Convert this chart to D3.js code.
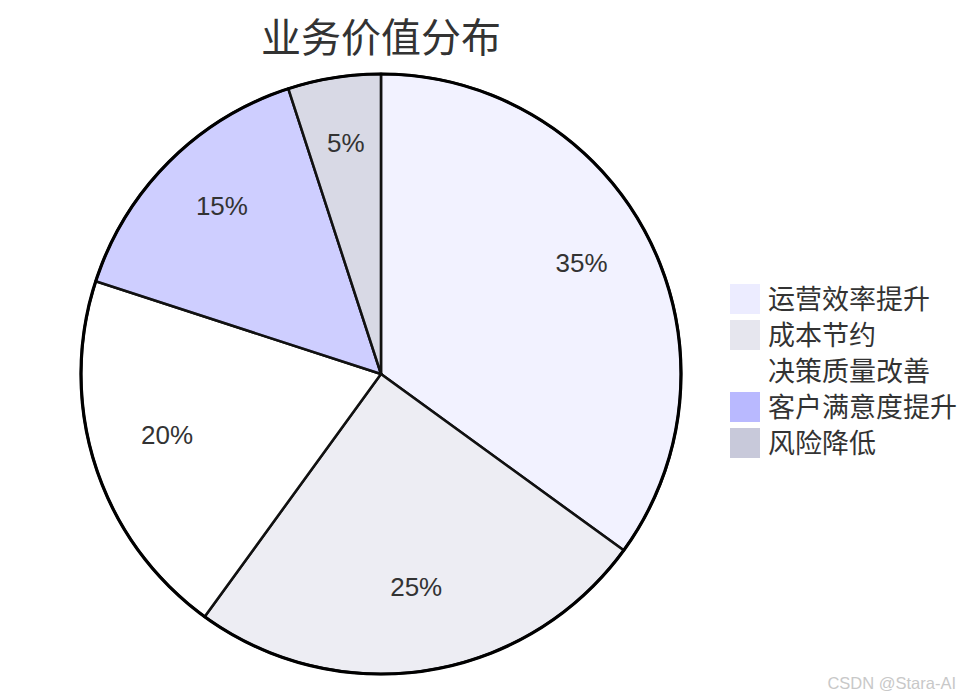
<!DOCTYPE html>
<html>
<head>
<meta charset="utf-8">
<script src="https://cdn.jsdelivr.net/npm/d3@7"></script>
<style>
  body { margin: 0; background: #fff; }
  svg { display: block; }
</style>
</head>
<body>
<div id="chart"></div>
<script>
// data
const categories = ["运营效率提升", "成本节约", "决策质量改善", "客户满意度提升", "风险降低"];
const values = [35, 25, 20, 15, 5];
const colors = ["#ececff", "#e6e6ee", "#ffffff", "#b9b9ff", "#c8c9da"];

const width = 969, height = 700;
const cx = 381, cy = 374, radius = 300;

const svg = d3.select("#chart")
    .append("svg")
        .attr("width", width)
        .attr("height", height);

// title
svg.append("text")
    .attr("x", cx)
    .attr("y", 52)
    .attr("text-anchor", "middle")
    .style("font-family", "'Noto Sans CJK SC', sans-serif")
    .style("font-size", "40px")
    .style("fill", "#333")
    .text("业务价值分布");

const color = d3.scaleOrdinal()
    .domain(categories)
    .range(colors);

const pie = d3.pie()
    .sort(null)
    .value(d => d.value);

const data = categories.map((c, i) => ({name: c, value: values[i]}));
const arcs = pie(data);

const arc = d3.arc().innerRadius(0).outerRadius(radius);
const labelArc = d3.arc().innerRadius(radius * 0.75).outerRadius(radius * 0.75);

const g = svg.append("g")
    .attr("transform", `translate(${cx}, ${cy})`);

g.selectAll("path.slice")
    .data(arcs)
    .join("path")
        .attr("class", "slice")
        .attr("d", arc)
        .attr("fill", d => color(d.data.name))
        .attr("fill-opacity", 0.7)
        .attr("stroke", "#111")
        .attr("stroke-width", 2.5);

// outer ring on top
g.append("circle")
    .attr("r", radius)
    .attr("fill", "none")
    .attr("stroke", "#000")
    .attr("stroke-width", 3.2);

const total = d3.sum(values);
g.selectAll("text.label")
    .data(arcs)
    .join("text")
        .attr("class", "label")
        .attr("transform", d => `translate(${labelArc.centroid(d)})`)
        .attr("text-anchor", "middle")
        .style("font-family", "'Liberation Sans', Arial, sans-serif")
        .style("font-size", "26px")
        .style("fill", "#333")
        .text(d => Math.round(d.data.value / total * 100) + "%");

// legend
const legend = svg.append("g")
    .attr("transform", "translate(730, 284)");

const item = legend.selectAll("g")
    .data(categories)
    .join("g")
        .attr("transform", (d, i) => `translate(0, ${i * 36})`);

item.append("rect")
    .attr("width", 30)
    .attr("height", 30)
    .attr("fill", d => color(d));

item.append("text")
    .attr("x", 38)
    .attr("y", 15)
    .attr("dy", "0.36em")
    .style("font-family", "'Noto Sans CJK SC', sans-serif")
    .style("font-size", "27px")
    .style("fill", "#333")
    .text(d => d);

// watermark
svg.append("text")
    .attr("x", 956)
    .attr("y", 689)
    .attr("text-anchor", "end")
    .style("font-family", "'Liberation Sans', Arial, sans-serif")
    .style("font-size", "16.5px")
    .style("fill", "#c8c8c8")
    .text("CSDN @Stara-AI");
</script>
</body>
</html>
- - - - - - -
■ EXERCISE TASK: Restate only the lines running from the start of the material above through the line containing "const cx = 381, cy = 374, radius = 300;", ends included. No pictures.

■ CORRECT ANSWER:
Convert this chart to D3.js code.
<!DOCTYPE html>
<html>
<head>
<meta charset="utf-8">
<script src="https://cdn.jsdelivr.net/npm/d3@7"></script>
<style>
  body { margin: 0; background: #fff; }
  svg { display: block; }
</style>
</head>
<body>
<div id="chart"></div>
<script>
// data
const categories = ["运营效率提升", "成本节约", "决策质量改善", "客户满意度提升", "风险降低"];
const values = [35, 25, 20, 15, 5];
const colors = ["#ececff", "#e6e6ee", "#ffffff", "#b9b9ff", "#c8c9da"];

const width = 969, height = 700;
const cx = 381, cy = 374, radius = 300;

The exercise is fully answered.